In Rotherham, Child Rape Was Hiding In Plain Sight

In the early 2000s, a child prostitution ring was uncovered in the English town of Rotherham.  The local authorities were informed all about it — about how girls as young 11 were being abducted, beaten, gang-raped, tortured, and trafficked to other cities by a local organized crime ring. Some of these girls were doused in gasoline and threatened that if they told anyone, their mothers and sisters would be raped, too.

The authorities did nothing, despite multiple official reports from Rotherham youth services detailing widespread child sex abuse in the area. This went on for years and years, and at least 1,400 children were victimized. The local government and law enforcement authorities knew about it the entire time. But they did nothing. Why? Because the perpetrators were ethnic minorities, Pakistani Muslim men, and the authorities feared being accused of racism if they said or did anything.

But the authorities didn’t just ignore it. The city council, police, and social workers in Rotherham abetted the criminals by trying to cover it all up, to hide the ethnicity of the perpetrators, and dismiss the claims of the girls who came forward. Instead of taking action in light of previous reports from the youth service, the Rotherham council not only chose not to act, but to close that service down.

In 2014, the former chief inspector of social work in Scotland released a 153-page report that finally broke the whole thing open.
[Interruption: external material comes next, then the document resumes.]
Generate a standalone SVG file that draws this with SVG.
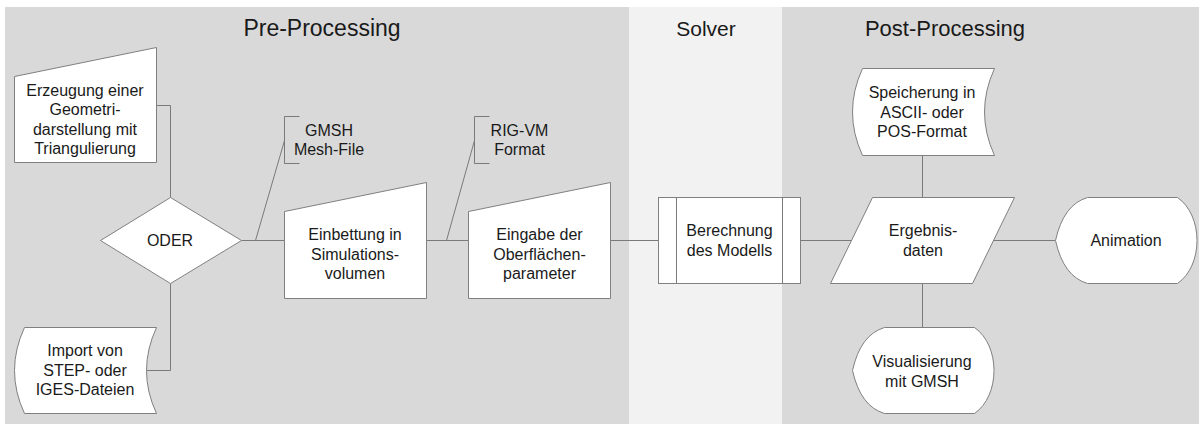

Among the many revelations in that report was that most of the victims were white girls from troubled homes, and the perpetrators were Pakistani Muslim men.

This fact alone accounts for the mind-boggling dereliction of duty that ensued over the course of a decade and a half, in which Rotherham authorities ignored, downplayed, or covered up rampant, violent, and systematic sexual abuse and trafficking of underage girls — all because the criminals behind it were ethnic minorities.

It’s hard to imagine political correctness running amok quite this badly, but it really happened. And it happened because of cowardice — the cowardice of the police, of the social workers, of every adult whose job it was to protect these girls, hundreds and hundreds of them, who had no one else to look out for them. The authorities were afraid of being thought of as racist, so they turned a blind eye to horrific sexual abuse of the most vulnerable members of their community.

Now, it’s happening in America. Not on the scale that it did in Rotherham, at least not yet, but the basic impulse that led to Rotherham — cowardice hiding behind radical political correctness — has led to the same dereliction of duty in Loudoun County, Virginia. Perhaps it is happening elsewhere in America. In fact, it probably is.

What both Rotherham and Loudoun County should teach us is that the woke elites who run our public institutions will sacrifice our children for the sake of their ideology and the maintenance of their positions of power. Not even the rape of a child — or 1,400 children — is enough to rouse them to action.

What would rouse them? Being fired, forced to resign, publicly disgraced, and if they broke any laws, prosecuted to the fullest extent of the law. Let their fate be a warning to the bureaucrats who succeed them: if you put our children in danger, or put your ideological agenda above the safety of our kids, we will ruin you.

If we don’t do that, what happened in Loudoun County will simply be ignored. And then it will happen again.